10. Having laid down the legal ingredients, the short question that arises for me to decide in this appeal is the question as to whether on an application of the well-settled principles of law, the Appellate Court was justified in decreeing the suit. The allied question that necessarily arises is as to whether the defendant has established that he is entitled to the protection available under Section 12 of the Contract Act and whether he is therefore eligible to avoid the contract. The answer to this last question is an affirmative no. The reason for it is very simple and very clear insofar as the record clearly demonstrates both from the evidence and the circumstances that the defendant has failed to establish that he was not in a sound mental disposition at the point of time when the contract was executed. It is true that Mr. Savanur has made much of the medical evidence but I have scrutinised it carefully and I find that the medical evidence again is of a generalised nature.
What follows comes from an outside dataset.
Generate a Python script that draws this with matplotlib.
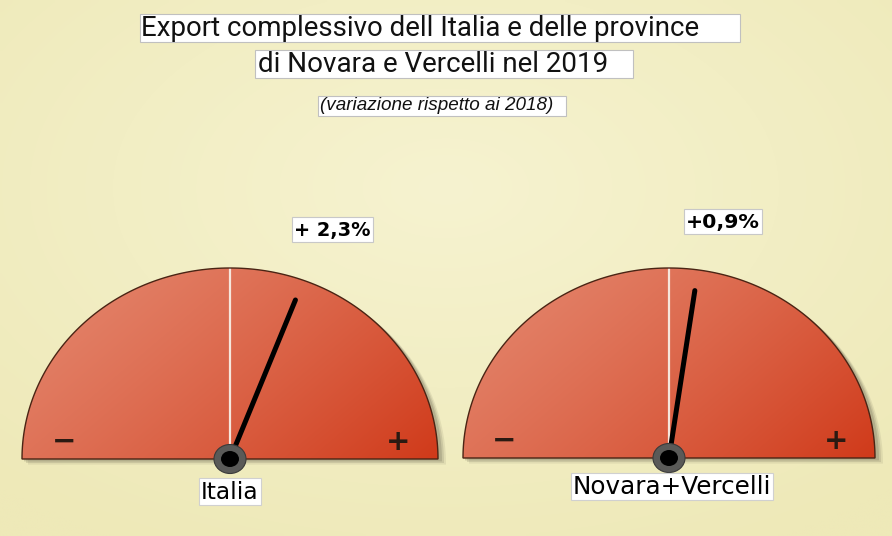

I accept the position that the defendant had at one time sunk to the stage whereby he required treatment from the experts at a mental hospital but the all important ingredient is lacking in his evidence namely the question as to whether the defendant was continuously and at all times not in possession of his mental faculties and more importantly, whether this was the position at the point of time when the contract was executed. Mr. Rao is right when he points out that the generalised defence is insufficient in a case of this type because the law postulates very specific averments and absolute proof. I need to further add that it is the order of the day for contracting parties particularly, in property matters, to want to resile from contracts and in such cases as these Courts will have to be ex-
tremely guarded before defences of the present type are upheld. The avoidance of a contract is not only exceptional but is a very special exception which as I have indicated, would be permitted in the rarest of rare cases, The present record falls very much short of that legal requirement as far as the defendant goes and consequently, the Appellate Court was more than fully justified in having decreed the suit.
11. Having regard to the aforesaid position, the appeal fails and stands dismissed. The Appellate judgment is accordingly confirmed. Interim order, if any, to stand vacated.